Danish taxman delivers £126m demand to Just Eat after London HQ move

Just Eat

Just Eat is embroiled in a row with Danish authorities over more than £100 million in back taxes.

Denmark has accused the fast-food delivery app of failing to pay enough tax after shifting its headquarters from Copenhagen to London in 2012. Last year the taxman made a £126 million claim against the company after an audit into how profits are allocated across the group.

Just Eat, which is in talks over a proposed £5 billion takeover by a Dutch rival, believes that the claim is without merit. Nevertheless, it has made a £21 million provision to cover the potential bill, accounts published last week show. It admitted that under the “most extreme” scenario it would have to pay the “full £126 million”, which includes back taxes, interest and penalties.

The online takeaway service was founded in the Danish capital in 2001 and established a British subsidiary five years later, which became its most valuable operation. The tax dispute is thought to centre on a disagreement over where Just Eat pays profits for use of its brand.

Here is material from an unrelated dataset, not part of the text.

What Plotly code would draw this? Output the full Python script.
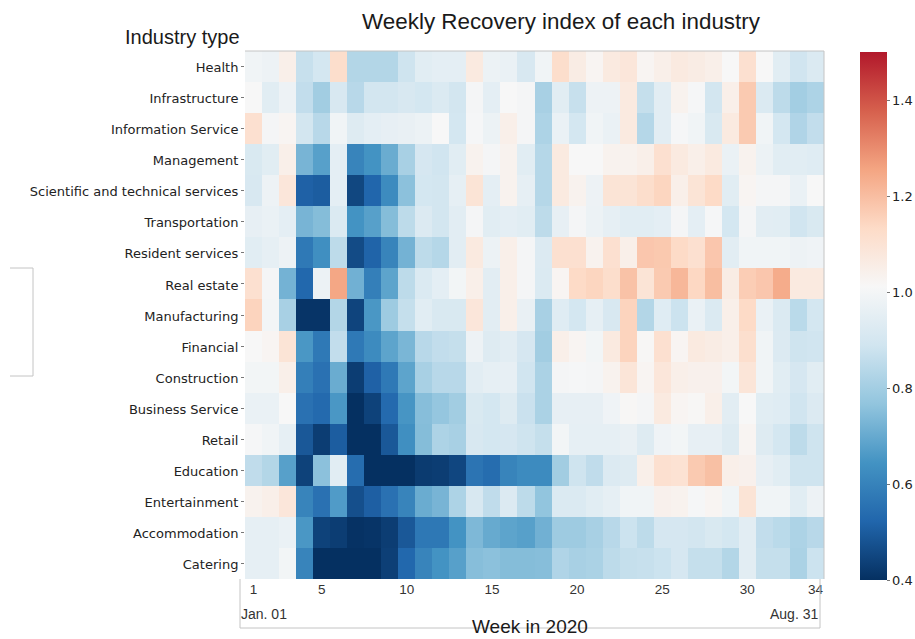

After relocating, Just Eat is understood to have begun registering new trademarks in Britain, paying HM Revenue & Customs taxes on profits generated from the intellectual property. The Danish authorities believe that they were shortchanged. They argue that Just Eat should have paid higher licensing fees for existing trademarks, which remained in Denmark. As a result, Just Eat paid lower taxes in its country of origin than it should have done, according to sources with knowledge of the dispute.

The Danish tax agency declined to comment. The company declined to answer specific questions on the legal tussle, but pointed to stock exchange disclosures on the “ongoing transfer pricing audit”.

The dispute is to be resolved through a “mutual agreement procedure” between British and Danish authorities. A decision is due next year and Just Eat said that it expected the “full elimination of the potential double taxation”.

“Such an outcome may result in a reallocation of income between the UK and Denmark, with different tax rates applying over different time periods and net interest charges,” Just Eat said in its half-year earnings statement.

Last week, Just Eat agreed in principle to an all-share bid from Takeaway.com, which would give Just Eat investors 52 per cent of the new business.